--- What you need to do ---
Return the material word for word. Do not include the pictures.

--- Information provided ---
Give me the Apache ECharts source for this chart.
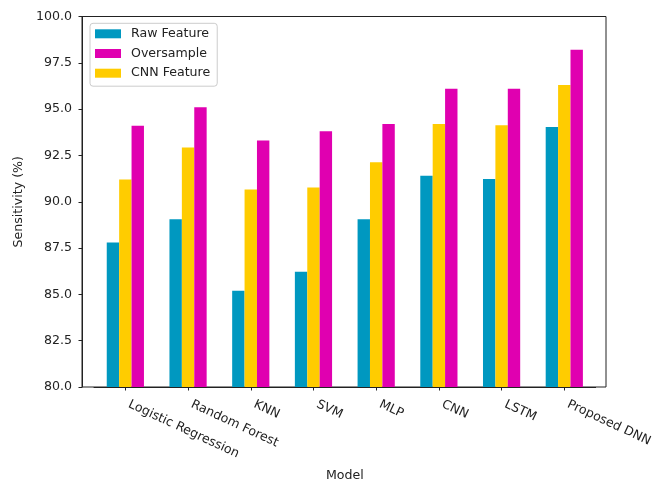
<!DOCTYPE html>
<html>
<head>
<meta charset="utf-8">
<script src="https://cdn.jsdelivr.net/npm/echarts@6/dist/echarts.min.js"></script>
<style>
  html, body { margin: 0; padding: 0; background: #fff; }
  #chart { width: 670px; height: 480px; }
</style>
</head>
<body>
<div id="chart"></div>
<script>
// Models compared and sensitivity scores (%) for each feature setting
const models = ['Logistic Regression', 'Random Forest', 'KNN', 'SVM', 'MLP', 'CNN', 'LSTM', 'Proposed DNN'];
const rawFeature = [87.8, 89.05, 85.2, 86.22, 89.05, 91.4, 91.23, 94.03];
const cnnFeature = [91.2, 92.93, 90.66, 90.77, 92.13, 94.2, 94.13, 96.3];
const oversample = [94.1, 95.1, 93.3, 93.8, 94.2, 96.1, 96.1, 98.2];
const legendOrder = ['Raw Feature', 'Oversample', 'CNN Feature'];
const yTicks = { min: 80, max: 100, step: 2.5 };

const font = 'DejaVu Sans';
const ink = '#222';
const fs = 12.6;

const chart = echarts.init(document.getElementById('chart'), null, { renderer: 'canvas' });

function barSeries(name, values, color) {
  return {
    name: name,
    type: 'bar',
    xAxisIndex: 1,
    yAxisIndex: 1,
    data: values,
    barWidth: 12.4,
    barGap: '0%',
    itemStyle: { color: color }
  };
}

chart.setOption({
  animation: false,
  backgroundColor: '#fff',
  textStyle: { fontFamily: font },
  grid: [
    // outer frame of the axes box
    { left: 82, right: 64, top: 16.5, bottom: 93, show: true, borderColor: ink, borderWidth: 1,
      backgroundColor: 'transparent', outerBoundsMode: 'none', containLabel: false },
    // plotting area for the grouped bars
    { left: 94, right: 74.35, top: 16.5, bottom: 93, outerBoundsMode: 'none', containLabel: false }
  ],
  legend: {
    data: legendOrder,
    orient: 'vertical',
    left: 90,
    top: 23.3,
    itemWidth: 26,
    itemHeight: 9,
    itemGap: 5.7,
    padding: [3.5, 7, 6, 5],
    borderColor: '#cccccc',
    borderWidth: 1,
    borderRadius: 3,
    backgroundColor: 'rgba(255,255,255,0.8)',
    icon: 'rect',
    itemStyle: { borderWidth: 0 },
    textStyle: { fontFamily: font, fontSize: fs, color: ink, lineHeight: 14, padding: [0, 0, 0, 5] }
  },
  xAxis: [
    { gridIndex: 0, type: 'value', show: false, min: 0, max: 1 },
    {
      gridIndex: 1,
      type: 'category',
      data: models,
      name: 'Model',
      nameLocation: 'middle',
      nameGap: 82,
      nameTextStyle: { fontFamily: font, fontSize: fs, color: ink },
      axisLine: { show: true, lineStyle: { color: ink, width: 1 } },
      axisTick: { show: true, alignWithLabel: true, length: 3.5, lineStyle: { color: ink } },
      axisLabel: { rotate: -25, margin: 15, interval: 0, hideOverlap: false, padding: [0, 0, 0, 4],
                   fontFamily: font, fontSize: fs, color: ink },
      splitLine: { show: false }
    }
  ],
  yAxis: [
    { gridIndex: 0, type: 'value', show: false, min: 0, max: 1 },
    {
      gridIndex: 1,
      type: 'value',
      min: yTicks.min,
      max: yTicks.max,
      interval: yTicks.step,
      offset: 12,
      name: 'Sensitivity (%)',
      nameLocation: 'middle',
      nameGap: 45,
      nameTextStyle: { fontFamily: font, fontSize: fs, color: ink },
      axisLine: { show: true, lineStyle: { color: ink, width: 1 } },
      axisTick: { show: true, length: 3.5, lineStyle: { color: ink } },
      axisLabel: { margin: 10, fontFamily: font, fontSize: fs, color: ink, formatter: v => v.toFixed(1) },
      splitLine: { show: false }
    }
  ],
  series: [
    barSeries('Raw Feature', rawFeature, '#0098c0'),
    barSeries('CNN Feature', cnnFeature, '#ffcc00'),
    barSeries('Oversample', oversample, '#e000b0')
  ]
});
</script>
</body>
</html>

--- Expected answer ---
Give me the Apache ECharts source for this chart.
<!DOCTYPE html>
<html>
<head>
<meta charset="utf-8">
<script src="https://cdn.jsdelivr.net/npm/echarts@6/dist/echarts.min.js"></script>
<style>
  html, body { margin: 0; padding: 0; background: #fff; }
  #chart { width: 670px; height: 480px; }
</style>
</head>
<body>
<div id="chart"></div>
<script>
// Models compared and sensitivity scores (%) for each feature setting
const models = ['Logistic Regression', 'Random Forest', 'KNN', 'SVM', 'MLP', 'CNN', 'LSTM', 'Proposed DNN'];
const rawFeature = [87.8, 89.05, 85.2, 86.22, 89.05, 91.4, 91.23, 94.03];
const cnnFeature = [91.2, 92.93, 90.66, 90.77, 92.13, 94.2, 94.13, 96.3];
const oversample = [94.1, 95.1, 93.3, 93.8, 94.2, 96.1, 96.1, 98.2];
const legendOrder = ['Raw Feature', 'Oversample', 'CNN Feature'];
const yTicks = { min: 80, max: 100, step: 2.5 };

const font = 'DejaVu Sans';
const ink = '#222';
const fs = 12.6;

const chart = echarts.init(document.getElementById('chart'), null, { renderer: 'canvas' });

function barSeries(name, values, color) {
  return {
    name: name,
    type: 'bar',
    xAxisIndex: 1,
    yAxisIndex: 1,
    data: values,
    barWidth: 12.4,
    barGap: '0%',
    itemStyle: { color: color }
  };
}

chart.setOption({
  animation: false,
  backgroundColor: '#fff',
  textStyle: { fontFamily: font },
  grid: [
    // outer frame of the axes box
    { left: 82, right: 64, top: 16.5, bottom: 93, show: true, borderColor: ink, borderWidth: 1,
      backgroundColor: 'transparent', outerBoundsMode: 'none', containLabel: false },
    // plotting area for the grouped bars
    { left: 94, right: 74.35, top: 16.5, bottom: 93, outerBoundsMode: 'none', containLabel: false }
  ],
  legend: {
    data: legendOrder,
    orient: 'vertical',
    left: 90,
    top: 23.3,
    itemWidth: 26,
    itemHeight: 9,
    itemGap: 5.7,
    padding: [3.5, 7, 6, 5],
    borderColor: '#cccccc',
    borderWidth: 1,
    borderRadius: 3,
    backgroundColor: 'rgba(255,255,255,0.8)',
    icon: 'rect',
    itemStyle: { borderWidth: 0 },
    textStyle: { fontFamily: font, fontSize: fs, color: ink, lineHeight: 14, padding: [0, 0, 0, 5] }
  },
  xAxis: [
    { gridIndex: 0, type: 'value', show: false, min: 0, max: 1 },
    {
      gridIndex: 1,
      type: 'category',
      data: models,
      name: 'Model',
      nameLocation: 'middle',
      nameGap: 82,
      nameTextStyle: { fontFamily: font, fontSize: fs, color: ink },
      axisLine: { show: true, lineStyle: { color: ink, width: 1 } },
      axisTick: { show: true, alignWithLabel: true, length: 3.5, lineStyle: { color: ink } },
      axisLabel: { rotate: -25, margin: 15, interval: 0, hideOverlap: false, padding: [0, 0, 0, 4],
                   fontFamily: font, fontSize: fs, color: ink },
      splitLine: { show: false }
    }
  ],
  yAxis: [
    { gridIndex: 0, type: 'value', show: false, min: 0, max: 1 },
    {
      gridIndex: 1,
      type: 'value',
      min: yTicks.min,
      max: yTicks.max,
      interval: yTicks.step,
      offset: 12,
      name: 'Sensitivity (%)',
      nameLocation: 'middle',
      nameGap: 45,
      nameTextStyle: { fontFamily: font, fontSize: fs, color: ink },
      axisLine: { show: true, lineStyle: { color: ink, width: 1 } },
      axisTick: { show: true, length: 3.5, lineStyle: { color: ink } },
      axisLabel: { margin: 10, fontFamily: font, fontSize: fs, color: ink, formatter: v => v.toFixed(1) },
      splitLine: { show: false }
    }
  ],
  series: [
    barSeries('Raw Feature', rawFeature, '#0098c0'),
    barSeries('CNN Feature', cnnFeature, '#ffcc00'),
    barSeries('Oversample', oversample, '#e000b0')
  ]
});
</script>
</body>
</html>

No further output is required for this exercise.